The lone straight moneyline on the card is the Yankees at -171, and it is the kind of favorite price that earns its juice. New York at 43-27 hands the ball to Carlos Rodon, a left-hander running a 3.19 ERA, against a White Sox club starting Anthony Kay. Kay sits at 6-1 but with a 4.34 ERA, the gap between record and run prevention again telling you the win-loss line is doing more public-relations work than predictive work. A contender at home behind a sub-3.20 arm against a sub-.500 opponent is the textbook moneyline lay, and -171 is steep but defensible when the pitching edge, the venue, and the standings all line up on the same side. This is not a value-dog spot, it is a discipline-favorite spot, and the Yankees check every box.

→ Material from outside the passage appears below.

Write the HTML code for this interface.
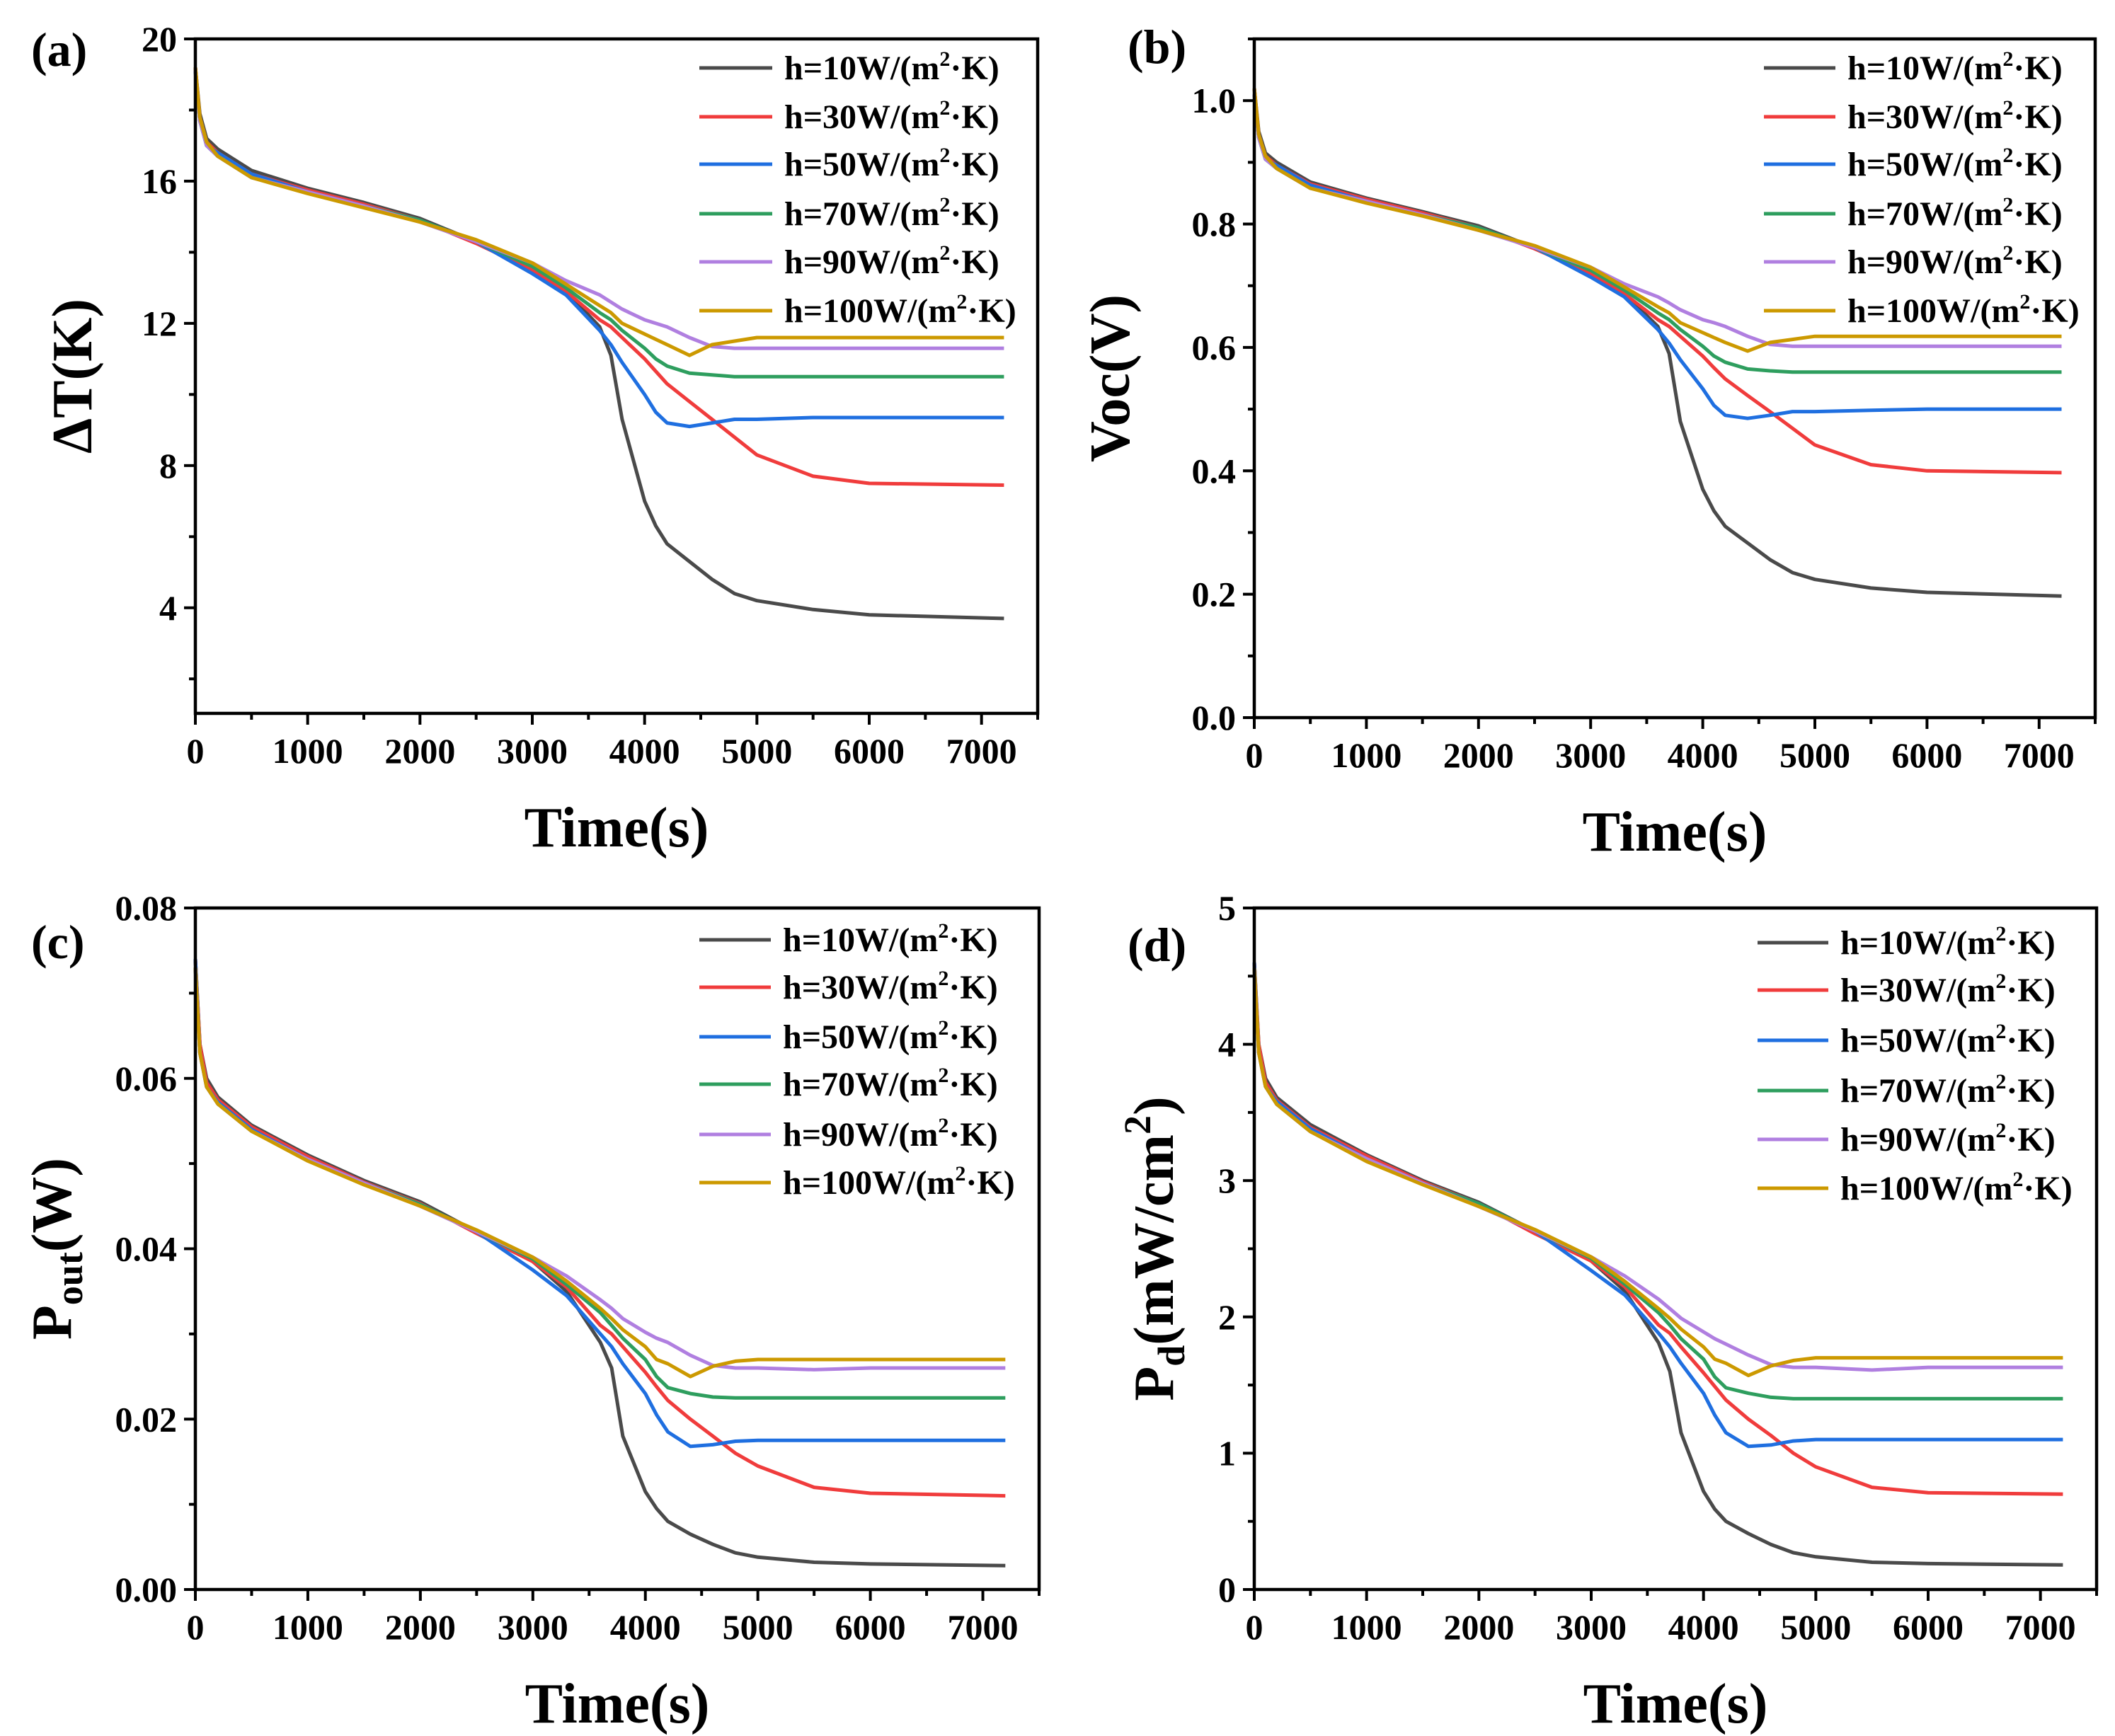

The card closes with the only run line, Cubs -1 at -145, and the read is about the arm Colorado is sending into Wrigley. Sean Sullivan is a left-hander making an early-career start with no track record yet to lean on, a 0-0 line and a 0.00 ERA that means there is nothing to price except inexperience. The Cubs counter with Javier Assad at 4-1 with a 3.99 ERA, a steadier and more proven option, and Chicago at 38-35 has the lineup to put distance on a debut arm at home. Laying the run rather than the moneyline is the calibrated play here: it asks for a two-run margin rather than a clean win, and against a rookie with no book on him in a hitter's park, a multi-run Cubs win is the most likely shape of the game. At -145 the run line is the efficient way to bet a clear pitching-experience edge.
This is a board you bet from the top down. Ohtani at 1.06 sets the tone, dragging the Rays-Dodgers under and the Rays team total under into the two most respected spots on the card, and the rest of the slate falls in behind that same run-prevention theme, with Gavin Williams capping the Brewers game, Casey Mize capping the Astros game, and the Red Sox team total leaning down behind a shaky Boston starter. The Yankees moneyline and the Cubs run line are the two favorite-side discipline plays, behind Carlos Rodon and a rookie-debut matchup respectively. The single contrarian spot, the Pirates-Athletics over, exists precisely so the night is not one correlated weather bet. Eight reads, one theme, and the discipline is in trusting the arms over the records every time the two disagree.